[Task data start]

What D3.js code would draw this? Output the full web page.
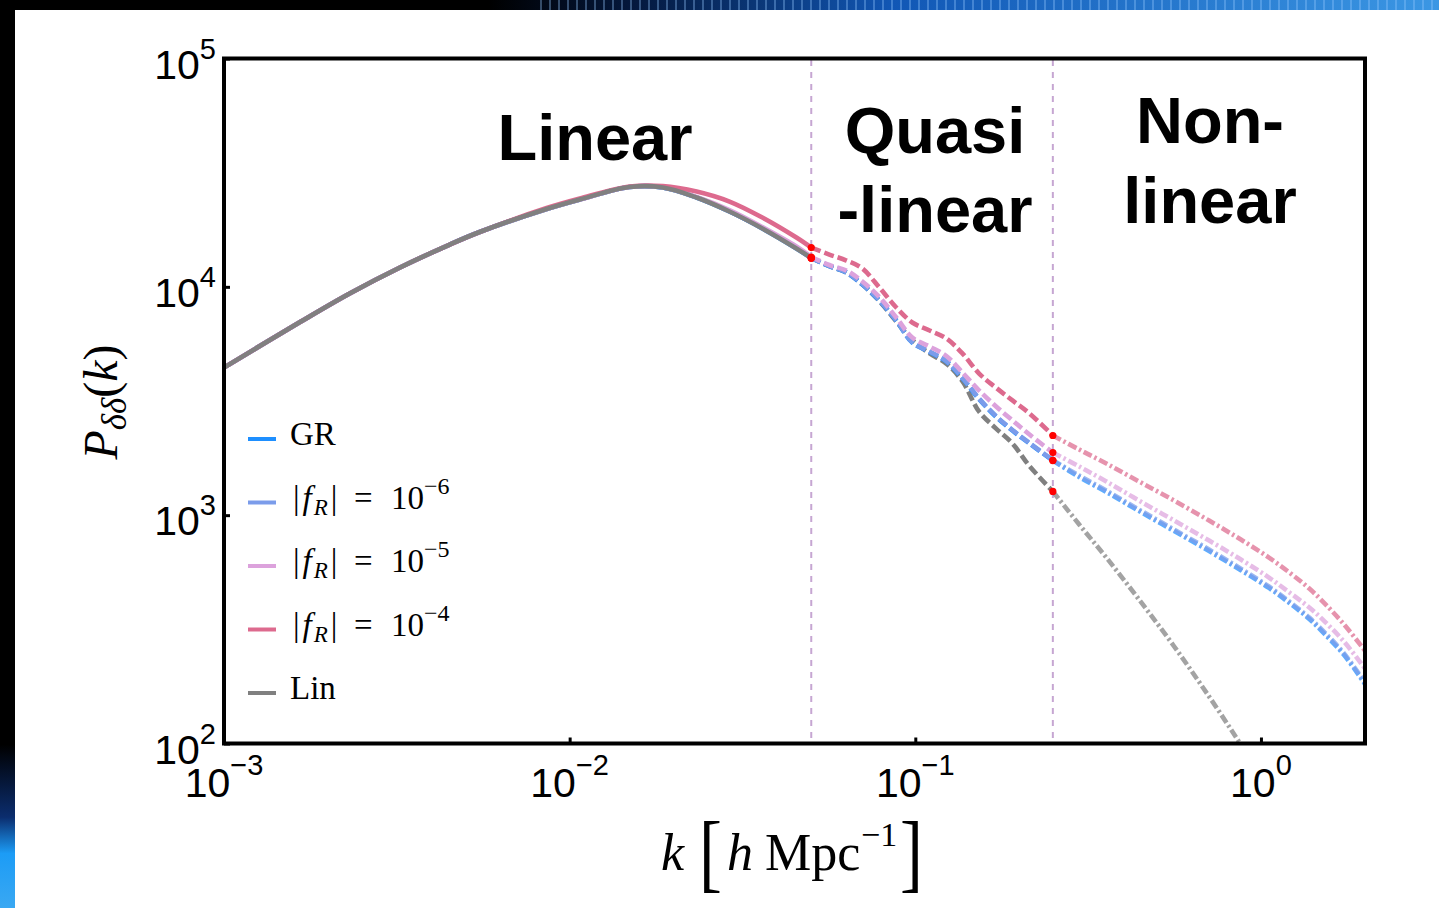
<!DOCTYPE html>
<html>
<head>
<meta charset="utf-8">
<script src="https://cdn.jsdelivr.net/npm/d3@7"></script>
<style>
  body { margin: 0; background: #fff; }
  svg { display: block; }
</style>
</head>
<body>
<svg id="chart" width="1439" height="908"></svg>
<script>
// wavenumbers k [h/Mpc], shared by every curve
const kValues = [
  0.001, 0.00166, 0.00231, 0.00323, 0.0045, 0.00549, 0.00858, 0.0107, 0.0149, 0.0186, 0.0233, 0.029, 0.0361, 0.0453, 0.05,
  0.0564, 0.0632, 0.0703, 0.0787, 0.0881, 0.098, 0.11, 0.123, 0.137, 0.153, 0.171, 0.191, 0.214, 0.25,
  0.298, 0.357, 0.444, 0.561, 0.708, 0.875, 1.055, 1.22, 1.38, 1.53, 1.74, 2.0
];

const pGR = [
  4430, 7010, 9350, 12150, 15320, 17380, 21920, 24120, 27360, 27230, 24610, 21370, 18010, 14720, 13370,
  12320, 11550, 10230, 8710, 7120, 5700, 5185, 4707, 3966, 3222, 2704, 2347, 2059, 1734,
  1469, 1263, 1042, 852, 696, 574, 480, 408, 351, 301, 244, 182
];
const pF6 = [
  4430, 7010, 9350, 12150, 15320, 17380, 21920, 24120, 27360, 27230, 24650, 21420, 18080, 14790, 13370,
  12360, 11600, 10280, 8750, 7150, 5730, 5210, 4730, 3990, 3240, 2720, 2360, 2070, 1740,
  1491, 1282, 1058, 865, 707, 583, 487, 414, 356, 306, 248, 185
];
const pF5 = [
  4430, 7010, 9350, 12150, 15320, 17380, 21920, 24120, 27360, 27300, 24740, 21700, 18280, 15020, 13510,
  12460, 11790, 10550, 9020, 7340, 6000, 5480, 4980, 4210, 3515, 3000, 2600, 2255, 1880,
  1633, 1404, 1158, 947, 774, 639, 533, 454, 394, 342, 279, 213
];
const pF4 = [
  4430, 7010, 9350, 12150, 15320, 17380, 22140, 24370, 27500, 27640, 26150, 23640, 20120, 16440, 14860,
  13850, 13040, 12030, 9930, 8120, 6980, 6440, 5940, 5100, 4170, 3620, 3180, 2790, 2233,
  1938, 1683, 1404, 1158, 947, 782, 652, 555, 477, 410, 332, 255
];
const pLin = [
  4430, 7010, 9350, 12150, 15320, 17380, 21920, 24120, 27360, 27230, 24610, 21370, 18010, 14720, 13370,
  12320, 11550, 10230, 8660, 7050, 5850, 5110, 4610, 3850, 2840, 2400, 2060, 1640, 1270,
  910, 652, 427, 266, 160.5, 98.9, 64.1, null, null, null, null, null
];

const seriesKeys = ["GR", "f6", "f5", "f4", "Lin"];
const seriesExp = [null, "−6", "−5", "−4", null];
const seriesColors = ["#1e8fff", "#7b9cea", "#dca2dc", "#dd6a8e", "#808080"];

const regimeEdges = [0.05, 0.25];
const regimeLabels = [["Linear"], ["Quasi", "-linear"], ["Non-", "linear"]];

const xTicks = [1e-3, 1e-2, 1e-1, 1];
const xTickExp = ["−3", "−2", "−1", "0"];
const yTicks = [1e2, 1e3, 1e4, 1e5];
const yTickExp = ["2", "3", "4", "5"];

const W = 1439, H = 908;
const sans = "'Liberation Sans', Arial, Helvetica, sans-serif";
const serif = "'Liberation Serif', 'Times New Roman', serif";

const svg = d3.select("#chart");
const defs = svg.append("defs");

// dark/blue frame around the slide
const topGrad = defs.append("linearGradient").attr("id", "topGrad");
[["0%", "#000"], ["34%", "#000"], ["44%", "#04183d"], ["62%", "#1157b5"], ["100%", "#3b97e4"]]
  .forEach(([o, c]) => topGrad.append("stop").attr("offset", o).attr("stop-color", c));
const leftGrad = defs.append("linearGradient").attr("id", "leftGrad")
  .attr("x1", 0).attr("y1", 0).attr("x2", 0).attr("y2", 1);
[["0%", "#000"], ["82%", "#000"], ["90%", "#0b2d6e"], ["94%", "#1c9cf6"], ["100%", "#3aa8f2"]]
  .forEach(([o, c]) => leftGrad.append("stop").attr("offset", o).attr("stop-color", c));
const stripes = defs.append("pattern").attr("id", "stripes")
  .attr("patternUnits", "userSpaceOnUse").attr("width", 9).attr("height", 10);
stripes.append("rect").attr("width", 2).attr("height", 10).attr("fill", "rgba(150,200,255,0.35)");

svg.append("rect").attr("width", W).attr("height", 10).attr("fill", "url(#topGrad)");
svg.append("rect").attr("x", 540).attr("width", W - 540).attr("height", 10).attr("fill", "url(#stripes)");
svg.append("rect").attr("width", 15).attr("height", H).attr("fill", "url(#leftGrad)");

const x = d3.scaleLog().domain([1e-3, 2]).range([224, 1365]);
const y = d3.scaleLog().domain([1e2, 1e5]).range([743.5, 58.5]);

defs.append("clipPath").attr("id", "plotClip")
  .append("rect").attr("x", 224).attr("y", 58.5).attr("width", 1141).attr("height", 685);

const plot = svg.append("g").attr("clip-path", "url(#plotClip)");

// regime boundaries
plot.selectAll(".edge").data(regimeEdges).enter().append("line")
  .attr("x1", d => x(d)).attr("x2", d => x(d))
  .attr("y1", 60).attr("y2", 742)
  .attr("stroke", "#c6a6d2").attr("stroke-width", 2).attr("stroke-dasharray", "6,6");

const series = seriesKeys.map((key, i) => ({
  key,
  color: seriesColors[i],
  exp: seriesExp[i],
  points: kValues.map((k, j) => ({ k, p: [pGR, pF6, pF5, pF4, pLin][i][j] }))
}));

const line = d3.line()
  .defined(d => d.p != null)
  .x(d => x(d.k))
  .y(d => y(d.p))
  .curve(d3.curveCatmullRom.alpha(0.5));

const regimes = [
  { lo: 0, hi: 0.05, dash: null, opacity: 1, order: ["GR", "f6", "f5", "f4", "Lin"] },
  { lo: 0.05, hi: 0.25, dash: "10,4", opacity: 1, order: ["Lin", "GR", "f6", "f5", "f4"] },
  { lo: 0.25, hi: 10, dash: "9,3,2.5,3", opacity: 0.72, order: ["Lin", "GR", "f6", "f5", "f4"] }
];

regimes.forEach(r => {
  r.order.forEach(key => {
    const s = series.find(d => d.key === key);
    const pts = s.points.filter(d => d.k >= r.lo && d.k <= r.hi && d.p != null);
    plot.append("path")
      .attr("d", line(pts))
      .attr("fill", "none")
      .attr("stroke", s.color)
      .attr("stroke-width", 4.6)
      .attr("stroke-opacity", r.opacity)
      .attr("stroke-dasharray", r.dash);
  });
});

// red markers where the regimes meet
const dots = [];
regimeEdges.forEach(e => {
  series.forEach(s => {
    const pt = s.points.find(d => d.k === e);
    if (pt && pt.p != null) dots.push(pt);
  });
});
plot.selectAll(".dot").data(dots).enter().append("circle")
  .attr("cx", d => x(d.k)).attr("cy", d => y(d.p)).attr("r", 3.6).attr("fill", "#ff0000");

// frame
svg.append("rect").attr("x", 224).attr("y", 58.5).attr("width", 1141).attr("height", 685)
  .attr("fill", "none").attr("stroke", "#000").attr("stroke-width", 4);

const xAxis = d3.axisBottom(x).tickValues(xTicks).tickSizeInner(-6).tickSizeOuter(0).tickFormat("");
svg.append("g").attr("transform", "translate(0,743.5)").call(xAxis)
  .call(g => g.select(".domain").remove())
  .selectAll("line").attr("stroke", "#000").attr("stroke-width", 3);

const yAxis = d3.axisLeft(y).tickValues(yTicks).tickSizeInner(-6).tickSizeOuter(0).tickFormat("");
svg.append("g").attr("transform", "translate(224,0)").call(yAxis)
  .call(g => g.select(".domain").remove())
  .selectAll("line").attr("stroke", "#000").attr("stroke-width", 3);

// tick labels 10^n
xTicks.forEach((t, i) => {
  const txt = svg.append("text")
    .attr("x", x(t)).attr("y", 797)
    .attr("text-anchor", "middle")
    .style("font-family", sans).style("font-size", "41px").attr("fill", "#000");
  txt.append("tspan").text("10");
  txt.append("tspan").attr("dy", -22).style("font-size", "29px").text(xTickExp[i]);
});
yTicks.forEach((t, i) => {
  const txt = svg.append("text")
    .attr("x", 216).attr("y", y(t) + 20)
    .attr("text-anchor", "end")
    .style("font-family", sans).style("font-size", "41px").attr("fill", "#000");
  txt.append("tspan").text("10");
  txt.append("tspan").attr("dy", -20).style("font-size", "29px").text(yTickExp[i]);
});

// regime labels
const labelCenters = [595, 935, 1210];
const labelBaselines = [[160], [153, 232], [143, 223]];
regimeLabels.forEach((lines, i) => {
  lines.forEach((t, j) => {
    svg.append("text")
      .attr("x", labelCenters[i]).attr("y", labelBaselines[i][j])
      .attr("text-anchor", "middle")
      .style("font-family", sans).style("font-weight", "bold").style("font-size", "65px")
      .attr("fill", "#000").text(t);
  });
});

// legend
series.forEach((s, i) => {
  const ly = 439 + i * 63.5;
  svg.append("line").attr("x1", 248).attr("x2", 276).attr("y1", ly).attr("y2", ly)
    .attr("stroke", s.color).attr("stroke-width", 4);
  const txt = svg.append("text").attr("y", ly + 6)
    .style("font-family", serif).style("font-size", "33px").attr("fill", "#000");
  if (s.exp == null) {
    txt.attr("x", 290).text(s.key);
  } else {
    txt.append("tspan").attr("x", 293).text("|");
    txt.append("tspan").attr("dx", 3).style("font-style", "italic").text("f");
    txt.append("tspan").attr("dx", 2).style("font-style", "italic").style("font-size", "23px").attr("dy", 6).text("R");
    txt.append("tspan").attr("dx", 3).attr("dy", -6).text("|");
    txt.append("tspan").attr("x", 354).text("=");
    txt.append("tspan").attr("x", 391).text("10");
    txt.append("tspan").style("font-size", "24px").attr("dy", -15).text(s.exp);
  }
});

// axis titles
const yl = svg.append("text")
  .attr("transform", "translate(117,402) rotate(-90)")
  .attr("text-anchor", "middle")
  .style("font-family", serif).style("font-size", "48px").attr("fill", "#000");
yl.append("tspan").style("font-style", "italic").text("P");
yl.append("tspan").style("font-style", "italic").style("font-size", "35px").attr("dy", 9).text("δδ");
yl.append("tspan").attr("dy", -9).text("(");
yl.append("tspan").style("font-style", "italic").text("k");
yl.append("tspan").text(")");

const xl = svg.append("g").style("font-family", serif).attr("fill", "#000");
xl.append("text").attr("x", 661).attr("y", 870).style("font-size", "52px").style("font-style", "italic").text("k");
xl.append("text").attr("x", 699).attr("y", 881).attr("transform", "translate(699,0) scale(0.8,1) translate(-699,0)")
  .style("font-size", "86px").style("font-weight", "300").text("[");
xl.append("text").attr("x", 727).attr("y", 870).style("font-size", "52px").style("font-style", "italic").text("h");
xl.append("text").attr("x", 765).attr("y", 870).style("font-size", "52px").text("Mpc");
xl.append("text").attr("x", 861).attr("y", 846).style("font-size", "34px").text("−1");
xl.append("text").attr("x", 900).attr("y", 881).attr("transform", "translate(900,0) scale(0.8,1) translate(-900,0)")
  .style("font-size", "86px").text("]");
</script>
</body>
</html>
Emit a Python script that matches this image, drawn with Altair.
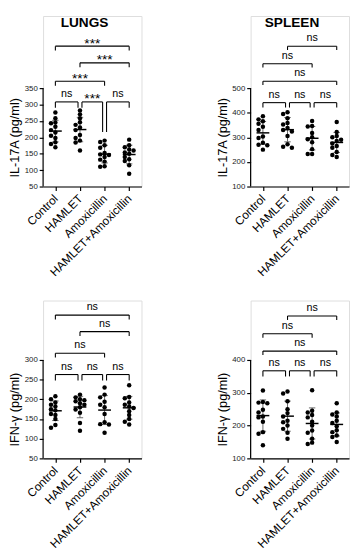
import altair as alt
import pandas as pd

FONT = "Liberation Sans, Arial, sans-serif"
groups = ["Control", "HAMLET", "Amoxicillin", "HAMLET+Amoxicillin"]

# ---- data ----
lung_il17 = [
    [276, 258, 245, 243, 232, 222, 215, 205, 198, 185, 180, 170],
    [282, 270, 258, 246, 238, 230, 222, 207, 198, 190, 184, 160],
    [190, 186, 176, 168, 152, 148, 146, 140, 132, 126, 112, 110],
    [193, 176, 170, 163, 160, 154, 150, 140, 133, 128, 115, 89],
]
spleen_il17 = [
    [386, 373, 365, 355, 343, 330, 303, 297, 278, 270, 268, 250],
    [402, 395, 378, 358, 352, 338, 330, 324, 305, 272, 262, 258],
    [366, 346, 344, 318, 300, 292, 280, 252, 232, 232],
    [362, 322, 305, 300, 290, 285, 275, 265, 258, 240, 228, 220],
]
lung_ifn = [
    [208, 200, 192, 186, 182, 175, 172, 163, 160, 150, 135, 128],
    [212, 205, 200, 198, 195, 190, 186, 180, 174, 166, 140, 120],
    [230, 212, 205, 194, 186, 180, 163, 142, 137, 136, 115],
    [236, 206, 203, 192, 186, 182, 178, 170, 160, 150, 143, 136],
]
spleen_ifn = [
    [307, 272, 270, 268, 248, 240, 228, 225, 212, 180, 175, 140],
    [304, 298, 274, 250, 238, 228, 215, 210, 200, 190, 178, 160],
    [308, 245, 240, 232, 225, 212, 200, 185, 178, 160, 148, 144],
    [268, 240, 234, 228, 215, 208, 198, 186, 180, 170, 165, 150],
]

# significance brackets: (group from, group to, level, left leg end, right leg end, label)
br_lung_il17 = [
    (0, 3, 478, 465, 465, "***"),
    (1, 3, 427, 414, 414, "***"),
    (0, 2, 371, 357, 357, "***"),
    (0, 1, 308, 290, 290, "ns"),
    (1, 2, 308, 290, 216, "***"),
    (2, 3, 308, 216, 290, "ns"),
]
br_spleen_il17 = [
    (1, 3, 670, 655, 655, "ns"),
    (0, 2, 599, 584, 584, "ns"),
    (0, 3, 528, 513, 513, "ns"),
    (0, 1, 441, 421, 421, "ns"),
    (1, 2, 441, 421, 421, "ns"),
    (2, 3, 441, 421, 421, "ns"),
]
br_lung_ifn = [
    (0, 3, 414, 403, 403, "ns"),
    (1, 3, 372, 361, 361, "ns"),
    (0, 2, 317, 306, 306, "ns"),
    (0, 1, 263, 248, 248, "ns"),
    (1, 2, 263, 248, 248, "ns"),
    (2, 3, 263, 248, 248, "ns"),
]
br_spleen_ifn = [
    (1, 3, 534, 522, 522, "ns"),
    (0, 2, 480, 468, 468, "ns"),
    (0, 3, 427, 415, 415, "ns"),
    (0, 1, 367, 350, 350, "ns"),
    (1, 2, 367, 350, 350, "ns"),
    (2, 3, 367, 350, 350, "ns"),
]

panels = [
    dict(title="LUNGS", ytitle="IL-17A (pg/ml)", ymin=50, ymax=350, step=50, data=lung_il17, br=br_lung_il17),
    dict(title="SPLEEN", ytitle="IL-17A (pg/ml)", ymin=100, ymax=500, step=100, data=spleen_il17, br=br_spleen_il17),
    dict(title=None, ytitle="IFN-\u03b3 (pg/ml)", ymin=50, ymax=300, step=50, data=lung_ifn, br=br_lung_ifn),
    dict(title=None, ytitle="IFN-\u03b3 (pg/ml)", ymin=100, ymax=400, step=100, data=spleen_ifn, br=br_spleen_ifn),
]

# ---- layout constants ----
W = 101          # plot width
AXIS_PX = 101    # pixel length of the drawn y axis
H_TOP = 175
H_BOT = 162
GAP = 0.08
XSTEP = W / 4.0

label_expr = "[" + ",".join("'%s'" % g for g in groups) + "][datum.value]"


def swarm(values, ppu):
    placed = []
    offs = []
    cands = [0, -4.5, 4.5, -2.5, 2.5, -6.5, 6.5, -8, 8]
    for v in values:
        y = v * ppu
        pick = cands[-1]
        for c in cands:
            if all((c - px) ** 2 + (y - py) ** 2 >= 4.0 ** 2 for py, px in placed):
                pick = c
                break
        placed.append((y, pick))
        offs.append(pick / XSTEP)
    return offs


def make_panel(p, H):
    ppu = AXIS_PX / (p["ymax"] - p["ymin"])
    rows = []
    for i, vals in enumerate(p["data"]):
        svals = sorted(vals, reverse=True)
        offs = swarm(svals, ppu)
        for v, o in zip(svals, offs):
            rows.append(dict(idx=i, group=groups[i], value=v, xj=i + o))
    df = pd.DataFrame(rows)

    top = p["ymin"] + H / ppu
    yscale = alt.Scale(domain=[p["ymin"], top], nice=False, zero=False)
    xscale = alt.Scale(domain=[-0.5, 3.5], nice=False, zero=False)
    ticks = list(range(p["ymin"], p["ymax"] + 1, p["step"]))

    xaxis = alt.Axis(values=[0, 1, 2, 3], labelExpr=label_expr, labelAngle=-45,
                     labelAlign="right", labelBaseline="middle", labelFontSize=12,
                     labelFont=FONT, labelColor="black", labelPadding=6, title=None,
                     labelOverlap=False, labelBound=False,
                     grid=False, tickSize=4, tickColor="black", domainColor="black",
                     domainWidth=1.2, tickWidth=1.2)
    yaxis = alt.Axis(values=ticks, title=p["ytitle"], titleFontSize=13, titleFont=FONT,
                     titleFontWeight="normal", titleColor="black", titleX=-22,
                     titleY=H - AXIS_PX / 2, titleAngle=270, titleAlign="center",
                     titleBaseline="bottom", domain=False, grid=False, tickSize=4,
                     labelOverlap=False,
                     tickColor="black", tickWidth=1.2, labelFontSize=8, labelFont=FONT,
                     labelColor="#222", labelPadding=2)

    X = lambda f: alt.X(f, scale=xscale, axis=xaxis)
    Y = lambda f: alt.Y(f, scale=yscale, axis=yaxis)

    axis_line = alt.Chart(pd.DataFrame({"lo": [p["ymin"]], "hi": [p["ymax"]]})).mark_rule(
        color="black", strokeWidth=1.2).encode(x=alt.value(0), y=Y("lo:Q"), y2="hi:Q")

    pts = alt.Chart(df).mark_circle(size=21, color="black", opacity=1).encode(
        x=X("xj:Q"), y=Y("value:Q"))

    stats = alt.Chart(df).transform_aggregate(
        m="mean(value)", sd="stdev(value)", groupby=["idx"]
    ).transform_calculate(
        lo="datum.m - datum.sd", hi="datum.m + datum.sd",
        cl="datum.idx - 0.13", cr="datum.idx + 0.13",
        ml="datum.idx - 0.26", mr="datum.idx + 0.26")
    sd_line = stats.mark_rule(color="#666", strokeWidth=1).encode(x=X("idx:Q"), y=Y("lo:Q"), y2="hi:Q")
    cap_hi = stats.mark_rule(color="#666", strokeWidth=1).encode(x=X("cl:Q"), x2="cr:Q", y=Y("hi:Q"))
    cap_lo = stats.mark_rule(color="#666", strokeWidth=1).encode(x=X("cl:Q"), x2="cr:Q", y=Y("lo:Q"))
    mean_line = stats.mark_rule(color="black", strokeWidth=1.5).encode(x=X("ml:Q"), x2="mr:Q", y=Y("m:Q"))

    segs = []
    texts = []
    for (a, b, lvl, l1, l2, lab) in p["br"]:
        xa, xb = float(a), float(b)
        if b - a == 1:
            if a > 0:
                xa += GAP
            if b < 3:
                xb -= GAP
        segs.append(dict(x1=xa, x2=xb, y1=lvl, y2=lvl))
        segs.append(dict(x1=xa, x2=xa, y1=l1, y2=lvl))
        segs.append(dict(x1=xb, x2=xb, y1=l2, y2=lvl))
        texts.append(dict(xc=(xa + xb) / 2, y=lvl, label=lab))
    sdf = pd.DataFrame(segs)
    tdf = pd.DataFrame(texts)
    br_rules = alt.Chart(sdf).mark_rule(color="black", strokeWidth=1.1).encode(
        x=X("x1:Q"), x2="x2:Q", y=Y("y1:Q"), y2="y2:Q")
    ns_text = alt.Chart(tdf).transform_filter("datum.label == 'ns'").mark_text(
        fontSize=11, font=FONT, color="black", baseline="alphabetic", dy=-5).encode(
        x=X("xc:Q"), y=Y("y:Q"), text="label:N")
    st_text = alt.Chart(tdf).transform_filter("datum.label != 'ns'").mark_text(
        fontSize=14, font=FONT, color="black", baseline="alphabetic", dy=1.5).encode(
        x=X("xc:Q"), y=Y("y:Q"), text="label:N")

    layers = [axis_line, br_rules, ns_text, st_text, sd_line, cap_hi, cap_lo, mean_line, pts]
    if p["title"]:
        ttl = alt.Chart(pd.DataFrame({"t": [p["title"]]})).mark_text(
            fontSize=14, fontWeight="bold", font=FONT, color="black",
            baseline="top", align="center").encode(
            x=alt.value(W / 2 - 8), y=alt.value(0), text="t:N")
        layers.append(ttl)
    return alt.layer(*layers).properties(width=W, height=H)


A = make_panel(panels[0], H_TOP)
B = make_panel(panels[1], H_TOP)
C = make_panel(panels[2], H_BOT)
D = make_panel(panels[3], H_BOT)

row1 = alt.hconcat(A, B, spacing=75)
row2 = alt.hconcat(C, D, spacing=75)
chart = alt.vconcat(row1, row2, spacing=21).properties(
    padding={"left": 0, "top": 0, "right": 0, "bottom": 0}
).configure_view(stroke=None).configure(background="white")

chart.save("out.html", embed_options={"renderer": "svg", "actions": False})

[Task data end]

The answer should be a single number: the count of lines in the data that include the string "script".

Exercise answer: 4